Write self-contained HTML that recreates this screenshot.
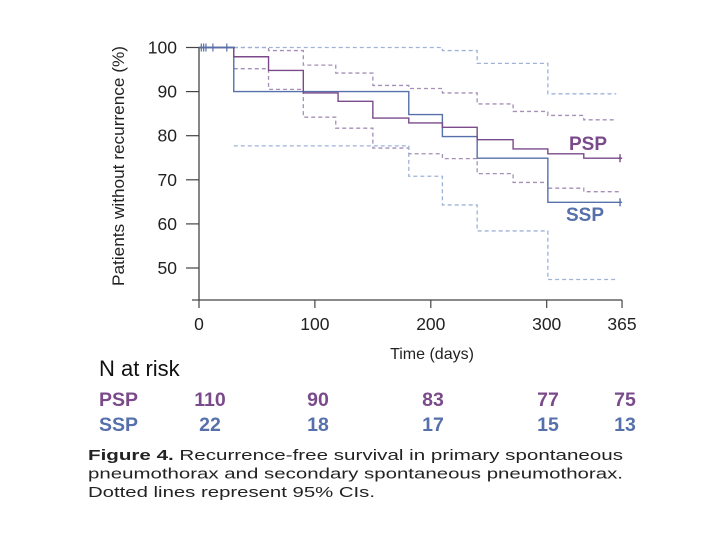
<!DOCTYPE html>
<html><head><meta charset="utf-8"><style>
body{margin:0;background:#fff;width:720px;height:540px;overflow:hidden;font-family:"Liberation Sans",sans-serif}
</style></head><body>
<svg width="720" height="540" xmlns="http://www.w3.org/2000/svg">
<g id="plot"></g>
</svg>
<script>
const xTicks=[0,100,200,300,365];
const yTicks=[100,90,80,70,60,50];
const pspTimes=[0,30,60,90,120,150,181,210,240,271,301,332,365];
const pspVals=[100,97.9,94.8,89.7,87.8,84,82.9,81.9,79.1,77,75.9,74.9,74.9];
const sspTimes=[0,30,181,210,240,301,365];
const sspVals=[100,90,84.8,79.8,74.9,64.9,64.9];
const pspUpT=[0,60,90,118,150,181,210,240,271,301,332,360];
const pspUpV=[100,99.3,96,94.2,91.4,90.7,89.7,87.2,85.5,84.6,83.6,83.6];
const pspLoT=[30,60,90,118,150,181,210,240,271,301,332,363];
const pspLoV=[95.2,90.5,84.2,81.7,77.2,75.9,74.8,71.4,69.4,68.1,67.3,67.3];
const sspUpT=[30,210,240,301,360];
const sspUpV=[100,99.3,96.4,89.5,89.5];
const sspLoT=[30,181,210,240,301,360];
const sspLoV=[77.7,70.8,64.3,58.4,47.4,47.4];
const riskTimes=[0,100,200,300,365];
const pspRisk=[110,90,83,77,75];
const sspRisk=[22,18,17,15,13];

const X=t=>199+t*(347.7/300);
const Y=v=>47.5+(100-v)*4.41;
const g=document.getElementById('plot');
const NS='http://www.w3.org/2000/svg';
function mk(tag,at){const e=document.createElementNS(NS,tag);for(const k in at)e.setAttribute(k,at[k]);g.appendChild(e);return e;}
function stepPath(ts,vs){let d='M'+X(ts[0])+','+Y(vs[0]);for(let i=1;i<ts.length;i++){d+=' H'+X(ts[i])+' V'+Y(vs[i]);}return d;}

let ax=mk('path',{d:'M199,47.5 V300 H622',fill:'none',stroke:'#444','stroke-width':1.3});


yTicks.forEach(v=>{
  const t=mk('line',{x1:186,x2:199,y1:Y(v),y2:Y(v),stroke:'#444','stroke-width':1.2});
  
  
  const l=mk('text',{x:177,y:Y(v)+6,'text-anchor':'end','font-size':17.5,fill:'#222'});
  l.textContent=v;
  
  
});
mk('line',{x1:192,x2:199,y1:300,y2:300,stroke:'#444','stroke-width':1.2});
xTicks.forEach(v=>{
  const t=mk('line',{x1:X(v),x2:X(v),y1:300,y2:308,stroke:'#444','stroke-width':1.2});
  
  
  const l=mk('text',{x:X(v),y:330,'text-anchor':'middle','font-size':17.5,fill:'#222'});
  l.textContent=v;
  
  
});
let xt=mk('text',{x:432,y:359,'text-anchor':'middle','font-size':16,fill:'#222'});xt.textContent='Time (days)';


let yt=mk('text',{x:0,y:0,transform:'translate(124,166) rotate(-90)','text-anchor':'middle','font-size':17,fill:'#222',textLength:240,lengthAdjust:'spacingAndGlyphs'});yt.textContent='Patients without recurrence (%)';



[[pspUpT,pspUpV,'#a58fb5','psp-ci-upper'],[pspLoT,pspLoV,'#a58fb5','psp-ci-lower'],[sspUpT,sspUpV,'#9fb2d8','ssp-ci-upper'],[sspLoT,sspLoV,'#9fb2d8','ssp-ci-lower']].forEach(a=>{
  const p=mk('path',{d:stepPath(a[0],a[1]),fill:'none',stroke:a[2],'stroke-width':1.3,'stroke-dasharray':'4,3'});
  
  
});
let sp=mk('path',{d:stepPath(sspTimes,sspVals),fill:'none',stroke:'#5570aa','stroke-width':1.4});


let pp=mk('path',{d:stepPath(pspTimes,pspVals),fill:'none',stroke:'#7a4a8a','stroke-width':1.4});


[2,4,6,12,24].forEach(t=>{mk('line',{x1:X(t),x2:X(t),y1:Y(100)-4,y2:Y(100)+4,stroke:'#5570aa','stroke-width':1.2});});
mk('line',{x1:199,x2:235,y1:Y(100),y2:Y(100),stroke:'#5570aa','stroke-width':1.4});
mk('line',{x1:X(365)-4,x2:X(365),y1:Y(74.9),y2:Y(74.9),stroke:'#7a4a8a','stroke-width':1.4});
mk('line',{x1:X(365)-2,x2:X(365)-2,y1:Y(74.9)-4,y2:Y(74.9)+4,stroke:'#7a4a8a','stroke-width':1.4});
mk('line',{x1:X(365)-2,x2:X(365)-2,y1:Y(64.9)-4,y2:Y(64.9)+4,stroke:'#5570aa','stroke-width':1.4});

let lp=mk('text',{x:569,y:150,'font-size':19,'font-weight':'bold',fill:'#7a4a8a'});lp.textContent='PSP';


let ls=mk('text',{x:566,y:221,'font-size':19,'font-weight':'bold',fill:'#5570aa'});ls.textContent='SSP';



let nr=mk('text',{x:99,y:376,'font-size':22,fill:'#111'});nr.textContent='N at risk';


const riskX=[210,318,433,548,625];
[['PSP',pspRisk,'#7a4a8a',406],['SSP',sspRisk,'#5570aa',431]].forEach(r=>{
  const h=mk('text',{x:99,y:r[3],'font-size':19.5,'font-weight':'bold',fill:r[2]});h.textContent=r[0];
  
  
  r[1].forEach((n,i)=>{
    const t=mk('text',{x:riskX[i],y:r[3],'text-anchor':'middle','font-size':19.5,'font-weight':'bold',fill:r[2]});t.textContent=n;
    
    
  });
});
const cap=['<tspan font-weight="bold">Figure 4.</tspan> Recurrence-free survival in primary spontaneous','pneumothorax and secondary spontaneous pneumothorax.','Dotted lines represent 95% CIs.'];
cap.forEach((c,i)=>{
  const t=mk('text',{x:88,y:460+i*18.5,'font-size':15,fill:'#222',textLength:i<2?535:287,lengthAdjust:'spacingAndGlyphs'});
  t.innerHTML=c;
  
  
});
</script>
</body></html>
----------
What you should do:
The lines from the start of the data through the line that contains "const sspRisk=[22,18,17,15,13];" are to be returned exactly, please, with both ends included and every picture left out.

Exercise solution:
Write self-contained HTML that recreates this screenshot.
<!DOCTYPE html>
<html><head><meta charset="utf-8"><style>
body{margin:0;background:#fff;width:720px;height:540px;overflow:hidden;font-family:"Liberation Sans",sans-serif}
</style></head><body>
<svg width="720" height="540" xmlns="http://www.w3.org/2000/svg">
<g id="plot"></g>
</svg>
<script>
const xTicks=[0,100,200,300,365];
const yTicks=[100,90,80,70,60,50];
const pspTimes=[0,30,60,90,120,150,181,210,240,271,301,332,365];
const pspVals=[100,97.9,94.8,89.7,87.8,84,82.9,81.9,79.1,77,75.9,74.9,74.9];
const sspTimes=[0,30,181,210,240,301,365];
const sspVals=[100,90,84.8,79.8,74.9,64.9,64.9];
const pspUpT=[0,60,90,118,150,181,210,240,271,301,332,360];
const pspUpV=[100,99.3,96,94.2,91.4,90.7,89.7,87.2,85.5,84.6,83.6,83.6];
const pspLoT=[30,60,90,118,150,181,210,240,271,301,332,363];
const pspLoV=[95.2,90.5,84.2,81.7,77.2,75.9,74.8,71.4,69.4,68.1,67.3,67.3];
const sspUpT=[30,210,240,301,360];
const sspUpV=[100,99.3,96.4,89.5,89.5];
const sspLoT=[30,181,210,240,301,360];
const sspLoV=[77.7,70.8,64.3,58.4,47.4,47.4];
const riskTimes=[0,100,200,300,365];
const pspRisk=[110,90,83,77,75];
const sspRisk=[22,18,17,15,13];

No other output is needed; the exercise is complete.